Em um de seus piores índices de aprovação popular desde que assumiu o comando da Casa Rosada, em dezembro de 2023, o presidente argentino Javier Milei colocou finalmente em prática a última etapa de seu plano econômico: a reforma cambial.

Desde segunda-feira, 14 de abril, a Argentina eliminou o cepo (controle) cambial, o que significa, na prática, autorização para que pessoas físicas possam comprar dólares sem restrições, em um sistema de banda, ao contrário do que previa lei em vigor desde 2019, permitindo a aquisição de até US$ 200 por mês.

No primeiro dia de liberdade de negociação, a cotação do peso não disparou em relação ao dólar. A moeda fechou cotada a 1.196,7 pesos, dentro da banda de flutuação entre 1 mil e 1,4 mil pesos - um movimento para frear a desvalorização do peso. Se passar dessa marca, aí o governo pode intervir, via Banco Central, injetando reservas na economia.

Para esse plano dar certo, a Argentina precisou fechar um acordo com o Fundo Monetário Internacional (FMI) para garantir as reservas necessárias. E Milei confirmou o plano, que prevê um envio programado de US$ 20 bilhões para o tesouro da Argentina. De imediato, virão US$ 12 bilhões, que entrarão nos cofres públicos na terça-feira, 15 de abril.

Junto com esse aporte, o país também garantiu o envio de US$ 12 bilhões, em empréstimos, do Banco Mundial, e US$ 10 bilhões do Banco Interamericano de Desenvolvimento (BID).

Para isso, a Argentina se comprometeu a alcançar um superávit primário de pelo menos 1,3% do PIB neste ano. Milei garantiu que irá chegar a 1,6%. No fim da tarde, o presidente da Argentina postou em sua página na rede social X: “Fazendo história: fim do cepo. Viva a liberdade”.

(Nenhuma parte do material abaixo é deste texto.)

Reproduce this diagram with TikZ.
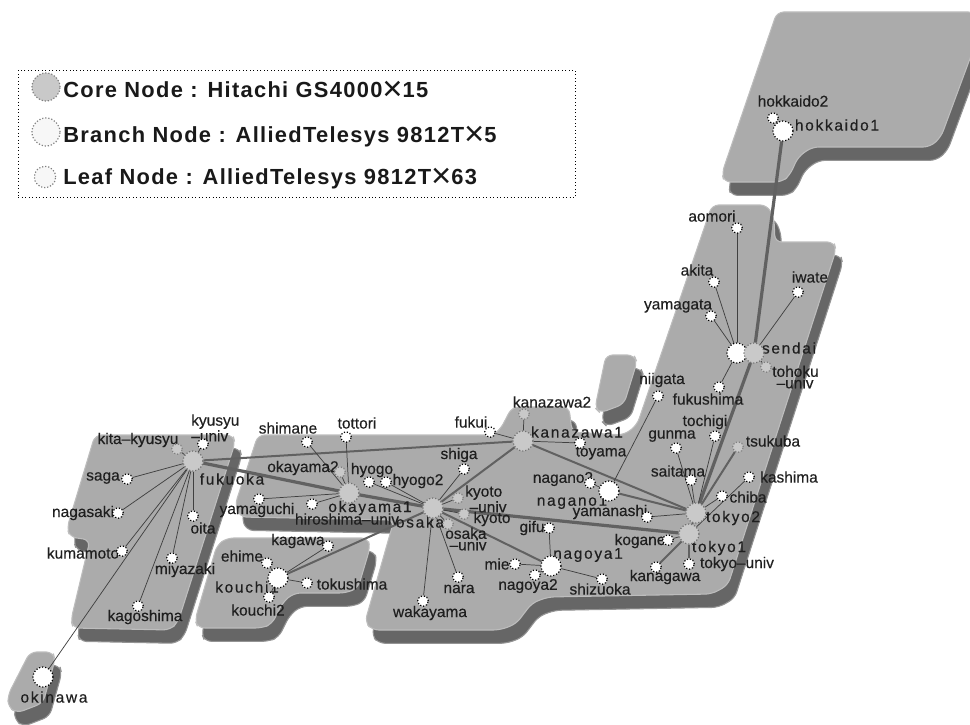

“Apesar de Milei ter reduzido a inflação, quando se observa dados sobre água, gás e alimentos, a inflação no ano passado foi de 248%. Por isso, há muitos desafios para que a Argentina consiga cumprir o acordo com o FMI”, diz a economista Carla Beni, professora da Fundação Getúlio Vargas (FGV) e conselheira do Conselho Regional de Economia de São Paulo (Corecon-SP), em entrevista ao NeoFeed.

Para ela, a Argentina precisa garantir mais reservas, com recursos próprios, independentemente dos recursos internacionais obtidos por financiamentos.

“Eles diziam que tinham US$ 28 bilhões em reservas, mas o próprio FMI apurou que o valor hoje é negativo em US$ 7 bilhões. E o país precisa chegar a US$ 4 bilhões em caixa acumulados”, afirma Beni. “Esse é o principal desafio desse modelo econômico.”

No fim de março, o presidente celebrou a aprovação no Congresso, em uma margem apertada, para justamente alcançar um acordo do governo com o FMI. Na ocasião, o decreto de Milei foi aprovado por 129 votos a favor, 108 contra e 6 abstenções.

Apoio de Trump

Na tarde de segunda, 14, Milei recebeu em Buenos Aires o secretário de Tesouro do governo americano, Scott Bessent. O objetivo principal da visita era de demonstrar apoio público da gestão Trump às reformas econômicas implementadas na Argentina.

Mas, para Beni, a proximidade de Milei e Trump e o gesto da Casa Branca não podem ser vistos como um fator decisivo para o sucesso do programa econômico argentino. “Na realidade, o governo Trump está pouco se importando para a América Latina. O fato é que eles ainda enxergam a região como o quintal deles.”

A questão é que Milei não consegue garantir o apoio da população para as medidas drásticas que tem tomado. Recente pesquisa nacional realizada pela consultoria Analogías e que ouviu 2.854 pessoas no país mostra que 49,5% acreditam que que a situação econômica vai piorar nos próximos dois anos.

O presidente também tem sido alvo constante de protestos de moradores. Na semana passada, foi deflagrada uma greve geral de 36 horas no país, que chegou a causar cancelamentos de voos para o Brasil.

De qualquer forma, o governo federal exibe o que considera bons resultados nos 16 meses em que ocupa a cadeira principal da Casa Rosada. Após anos no vermelho, o país conseguiu equilibras as contas públicas, por meio de ajuste fiscal correspondente a 5% do Produto Interno Bruto (PIB), além do corte de 35% dos gastos da administração pública.

As ações ajudaram a derrubar a inflação mensal, que no fim de 2023 era de 25,5%, para 2,4% em fevereiro. Por outro lado, a economia sofreu retração e o consumo tem caído, com 52% da população na faixa de pobreza.